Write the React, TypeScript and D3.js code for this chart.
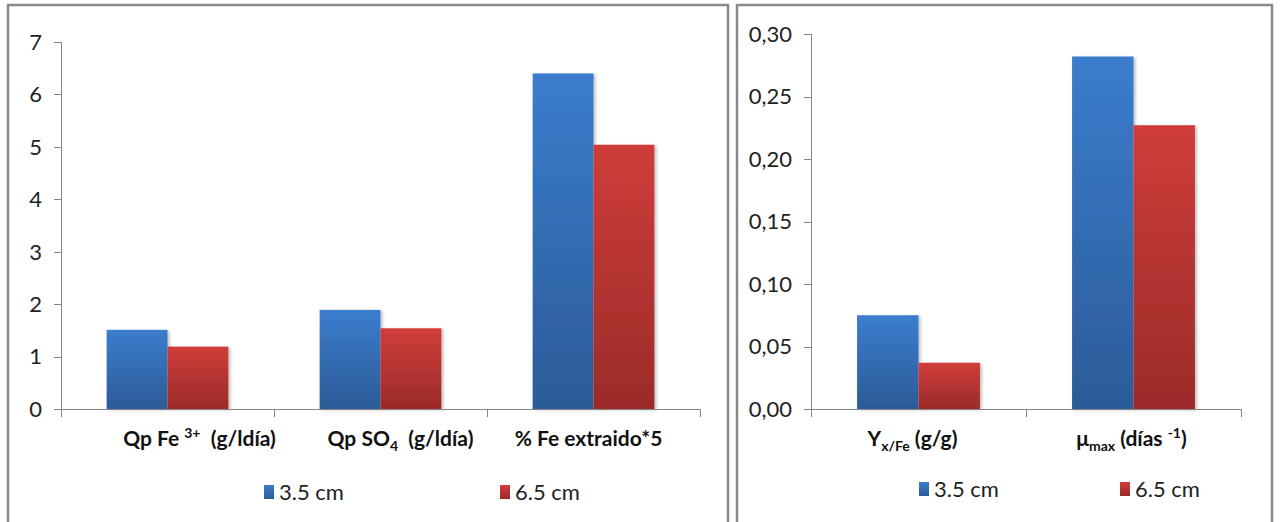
import React from "react";
import * as d3 from "d3";

const seriesNames = ["3.5 cm", "6.5 cm"];
const leftCategories = ["fe", "so4", "ext"];
const leftSeriesA = [1.51, 1.89, 6.4];
const leftSeriesB = [1.19, 1.54, 5.04];
const leftTicks = [0, 1, 2, 3, 4, 5, 6, 7];
const rightCategories = ["yx", "mu"];
const rightSeriesA = [0.075, 0.282];
const rightSeriesB = [0.037, 0.227];
const rightTicks = [0, 0.05, 0.1, 0.15, 0.2, 0.25, 0.3];
const leftLabelDx = [32, 20, -5];
const rightLabelDx = [-6, -2];

const FONT = "Lato, 'Open Sans', sans-serif";
const AXIS = "#868686";

function catLabel(key: string) {
  const sup = { fontSize: 14 } as any;
  switch (key) {
    case "fe":
      return (
        <>
          <tspan>Qp Fe </tspan>
          <tspan dy={-8} style={sup}>3+</tspan>
          <tspan dy={8}>{"\u00a0\u00a0(g/ldía)"}</tspan>
        </>
      );
    case "so4":
      return (
        <>
          <tspan>Qp SO</tspan>
          <tspan dy={5} style={sup}>4</tspan>
          <tspan dy={-5}>{"\u00a0\u00a0(g/ldía)"}</tspan>
        </>
      );
    case "ext":
      return <tspan>% Fe extraido*5</tspan>;
    case "yx":
      return (
        <>
          <tspan>Y</tspan>
          <tspan dy={5} style={sup}>x/Fe</tspan>
          <tspan dy={-5}> (g/g)</tspan>
        </>
      );
    case "mu":
      return (
        <>
          <tspan>μ</tspan>
          <tspan dy={5} style={sup}>max</tspan>
          <tspan dy={-5}> (días </tspan>
          <tspan dy={-8} style={sup}>-1</tspan>
          <tspan dy={8}>)</tspan>
        </>
      );
  }
  return null;
}

type PanelProps = {
  frame: [number, number];
  x0: number;
  x1: number;
  yTop: number;
  yBase: number;
  cats: string[];
  a: number[];
  b: number[];
  ticks: number[];
  max: number;
  fmt: (v: number) => string;
  dx: number[];
  legendX: [number, number];
  legendY: number;
};

function Panel(p: PanelProps) {
  const x = d3.scaleBand<string>().domain(p.cats).range([p.x0, p.x1]).paddingInner(0).paddingOuter(0);
  const y = d3.scaleLinear().domain([0, p.max]).range([p.yBase, p.yTop]);
  const bw = x.bandwidth() / 3.5;
  const boundaries = [...p.cats.map((c) => x(c)!), p.x1];
  return (
    <g>
      <rect x={p.frame[0]} y={5} width={p.frame[1] - p.frame[0]} height={540} fill="#fff" stroke="#8a8a8a" strokeWidth={2.5} />
      {/* y axis */}
      <line x1={p.x0 + 0.5} x2={p.x0 + 0.5} y1={y(p.max)} y2={p.yBase} stroke={AXIS} />
      {p.ticks.map((t) => (
        <g key={t}>
          <line x1={p.x0 - 7} x2={p.x0} y1={Math.round(y(t)) + 0.5} y2={Math.round(y(t)) + 0.5} stroke={AXIS} />
          <text x={p.x0 - 19} y={y(t)} dy="0.36em" textAnchor="end" fontSize={22} fontFamily={FONT} fill="#222">
            {p.fmt(t)}
          </text>
        </g>
      ))}
      {/* bars */}
      {p.cats.map((c, i) => {
        const cx = x(c)! + x.bandwidth() / 2;
        return (
          <g key={c} filter="url(#shadow)">
            <rect x={cx - bw} y={y(p.a[i])} width={bw} height={p.yBase - y(p.a[i])} fill="url(#gBlue)" />
            <rect x={cx} y={y(p.b[i])} width={bw} height={p.yBase - y(p.b[i])} fill="url(#gRed)" />
          </g>
        );
      })}
      {/* x axis */}
      <line x1={p.x0} x2={p.x1} y1={p.yBase + 0.5} y2={p.yBase + 0.5} stroke={AXIS} />
      {boundaries.map((bx, i) => (
        <line key={i} x1={Math.round(bx) + 0.5} x2={Math.round(bx) + 0.5} y1={p.yBase} y2={p.yBase + 8} stroke={AXIS} />
      ))}
      {p.cats.map((c, i) => (
        <text key={c} x={x(c)! + x.bandwidth() / 2 + p.dx[i]} y={446} textAnchor="middle" fontSize={21} fontWeight="bold" fontFamily={FONT} fill="#111">
          {catLabel(c)}
        </text>
      ))}
      {/* legend */}
      {seriesNames.map((s, i) => (
        <g key={s}>
          <rect x={p.legendX[i]} y={p.legendY - 7} width={10} height={14} fill={i === 0 ? "url(#gBlue)" : "url(#gRed)"} />
          <text x={p.legendX[i] + 15} y={p.legendY} dy="0.36em" fontSize={22} fontFamily={FONT} fill="#222">
            {s}
          </text>
        </g>
      ))}
    </g>
  );
}

export default function App() {
  const fmtL = (v: number) => d3.format("d")(v);
  const fmtR = (v: number) => d3.format(".2f")(v).replace(".", ",");
  return (
    <svg width={1280} height={522} style={{ position: "absolute", left: 0, top: 0, background: "#fff" }}>
      <defs>
        <linearGradient id="gBlue" x1="0" y1="0" x2="0" y2="1">
          <stop offset="0" stopColor="#3b7dcd" />
          <stop offset="1" stopColor="#2c5b98" />
        </linearGradient>
        <linearGradient id="gRed" x1="0" y1="0" x2="0" y2="1">
          <stop offset="0" stopColor="#cf3d3a" />
          <stop offset="1" stopColor="#9b2b29" />
        </linearGradient>
        <filter id="shadow" x="-10%" y="-10%" width="130%" height="120%">
          <feDropShadow dx={2} dy={1} stdDeviation={1.5} floodColor="#000" floodOpacity={0.25} />
        </filter>
      </defs>
      <Panel
        frame={[8, 728]}
        x0={61}
        x1={700}
        yTop={42}
        yBase={409}
        cats={leftCategories}
        a={leftSeriesA}
        b={leftSeriesB}
        ticks={leftTicks}
        max={7}
        fmt={fmtL}
        dx={leftLabelDx}
        legendX={[264, 500]}
        legendY={492}
      />
      <Panel
        frame={[737, 1272]}
        x0={811}
        x1={1241}
        yTop={34}
        yBase={409}
        cats={rightCategories}
        a={rightSeriesA}
        b={rightSeriesB}
        ticks={rightTicks}
        max={0.3}
        fmt={fmtR}
        dx={rightLabelDx}
        legendX={[919, 1120]}
        legendY={489}
      />
    </svg>
  );
}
++++++
Go through the listing above and write it out again exactly, dropping the pictures.

Write the React, TypeScript and D3.js code for this chart.
import React from "react";
import * as d3 from "d3";

const seriesNames = ["3.5 cm", "6.5 cm"];
const leftCategories = ["fe", "so4", "ext"];
const leftSeriesA = [1.51, 1.89, 6.4];
const leftSeriesB = [1.19, 1.54, 5.04];
const leftTicks = [0, 1, 2, 3, 4, 5, 6, 7];
const rightCategories = ["yx", "mu"];
const rightSeriesA = [0.075, 0.282];
const rightSeriesB = [0.037, 0.227];
const rightTicks = [0, 0.05, 0.1, 0.15, 0.2, 0.25, 0.3];
const leftLabelDx = [32, 20, -5];
const rightLabelDx = [-6, -2];

const FONT = "Lato, 'Open Sans', sans-serif";
const AXIS = "#868686";

function catLabel(key: string) {
  const sup = { fontSize: 14 } as any;
  switch (key) {
    case "fe":
      return (
        <>
          <tspan>Qp Fe </tspan>
          <tspan dy={-8} style={sup}>3+</tspan>
          <tspan dy={8}>{"\u00a0\u00a0(g/ldía)"}</tspan>
        </>
      );
    case "so4":
      return (
        <>
          <tspan>Qp SO</tspan>
          <tspan dy={5} style={sup}>4</tspan>
          <tspan dy={-5}>{"\u00a0\u00a0(g/ldía)"}</tspan>
        </>
      );
    case "ext":
      return <tspan>% Fe extraido*5</tspan>;
    case "yx":
      return (
        <>
          <tspan>Y</tspan>
          <tspan dy={5} style={sup}>x/Fe</tspan>
          <tspan dy={-5}> (g/g)</tspan>
        </>
      );
    case "mu":
      return (
        <>
          <tspan>μ</tspan>
          <tspan dy={5} style={sup}>max</tspan>
          <tspan dy={-5}> (días </tspan>
          <tspan dy={-8} style={sup}>-1</tspan>
          <tspan dy={8}>)</tspan>
        </>
      );
  }
  return null;
}

type PanelProps = {
  frame: [number, number];
  x0: number;
  x1: number;
  yTop: number;
  yBase: number;
  cats: string[];
  a: number[];
  b: number[];
  ticks: number[];
  max: number;
  fmt: (v: number) => string;
  dx: number[];
  legendX: [number, number];
  legendY: number;
};

function Panel(p: PanelProps) {
  const x = d3.scaleBand<string>().domain(p.cats).range([p.x0, p.x1]).paddingInner(0).paddingOuter(0);
  const y = d3.scaleLinear().domain([0, p.max]).range([p.yBase, p.yTop]);
  const bw = x.bandwidth() / 3.5;
  const boundaries = [...p.cats.map((c) => x(c)!), p.x1];
  return (
    <g>
      <rect x={p.frame[0]} y={5} width={p.frame[1] - p.frame[0]} height={540} fill="#fff" stroke="#8a8a8a" strokeWidth={2.5} />
      {/* y axis */}
      <line x1={p.x0 + 0.5} x2={p.x0 + 0.5} y1={y(p.max)} y2={p.yBase} stroke={AXIS} />
      {p.ticks.map((t) => (
        <g key={t}>
          <line x1={p.x0 - 7} x2={p.x0} y1={Math.round(y(t)) + 0.5} y2={Math.round(y(t)) + 0.5} stroke={AXIS} />
          <text x={p.x0 - 19} y={y(t)} dy="0.36em" textAnchor="end" fontSize={22} fontFamily={FONT} fill="#222">
            {p.fmt(t)}
          </text>
        </g>
      ))}
      {/* bars */}
      {p.cats.map((c, i) => {
        const cx = x(c)! + x.bandwidth() / 2;
        return (
          <g key={c} filter="url(#shadow)">
            <rect x={cx - bw} y={y(p.a[i])} width={bw} height={p.yBase - y(p.a[i])} fill="url(#gBlue)" />
            <rect x={cx} y={y(p.b[i])} width={bw} height={p.yBase - y(p.b[i])} fill="url(#gRed)" />
          </g>
        );
      })}
      {/* x axis */}
      <line x1={p.x0} x2={p.x1} y1={p.yBase + 0.5} y2={p.yBase + 0.5} stroke={AXIS} />
      {boundaries.map((bx, i) => (
        <line key={i} x1={Math.round(bx) + 0.5} x2={Math.round(bx) + 0.5} y1={p.yBase} y2={p.yBase + 8} stroke={AXIS} />
      ))}
      {p.cats.map((c, i) => (
        <text key={c} x={x(c)! + x.bandwidth() / 2 + p.dx[i]} y={446} textAnchor="middle" fontSize={21} fontWeight="bold" fontFamily={FONT} fill="#111">
          {catLabel(c)}
        </text>
      ))}
      {/* legend */}
      {seriesNames.map((s, i) => (
        <g key={s}>
          <rect x={p.legendX[i]} y={p.legendY - 7} width={10} height={14} fill={i === 0 ? "url(#gBlue)" : "url(#gRed)"} />
          <text x={p.legendX[i] + 15} y={p.legendY} dy="0.36em" fontSize={22} fontFamily={FONT} fill="#222">
            {s}
          </text>
        </g>
      ))}
    </g>
  );
}

export default function App() {
  const fmtL = (v: number) => d3.format("d")(v);
  const fmtR = (v: number) => d3.format(".2f")(v).replace(".", ",");
  return (
    <svg width={1280} height={522} style={{ position: "absolute", left: 0, top: 0, background: "#fff" }}>
      <defs>
        <linearGradient id="gBlue" x1="0" y1="0" x2="0" y2="1">
          <stop offset="0" stopColor="#3b7dcd" />
          <stop offset="1" stopColor="#2c5b98" />
        </linearGradient>
        <linearGradient id="gRed" x1="0" y1="0" x2="0" y2="1">
          <stop offset="0" stopColor="#cf3d3a" />
          <stop offset="1" stopColor="#9b2b29" />
        </linearGradient>
        <filter id="shadow" x="-10%" y="-10%" width="130%" height="120%">
          <feDropShadow dx={2} dy={1} stdDeviation={1.5} floodColor="#000" floodOpacity={0.25} />
        </filter>
      </defs>
      <Panel
        frame={[8, 728]}
        x0={61}
        x1={700}
        yTop={42}
        yBase={409}
        cats={leftCategories}
        a={leftSeriesA}
        b={leftSeriesB}
        ticks={leftTicks}
        max={7}
        fmt={fmtL}
        dx={leftLabelDx}
        legendX={[264, 500]}
        legendY={492}
      />
      <Panel
        frame={[737, 1272]}
        x0={811}
        x1={1241}
        yTop={34}
        yBase={409}
        cats={rightCategories}
        a={rightSeriesA}
        b={rightSeriesB}
        ticks={rightTicks}
        max={0.3}
        fmt={fmtR}
        dx={rightLabelDx}
        legendX={[919, 1120]}
        legendY={489}
      />
    </svg>
  );
}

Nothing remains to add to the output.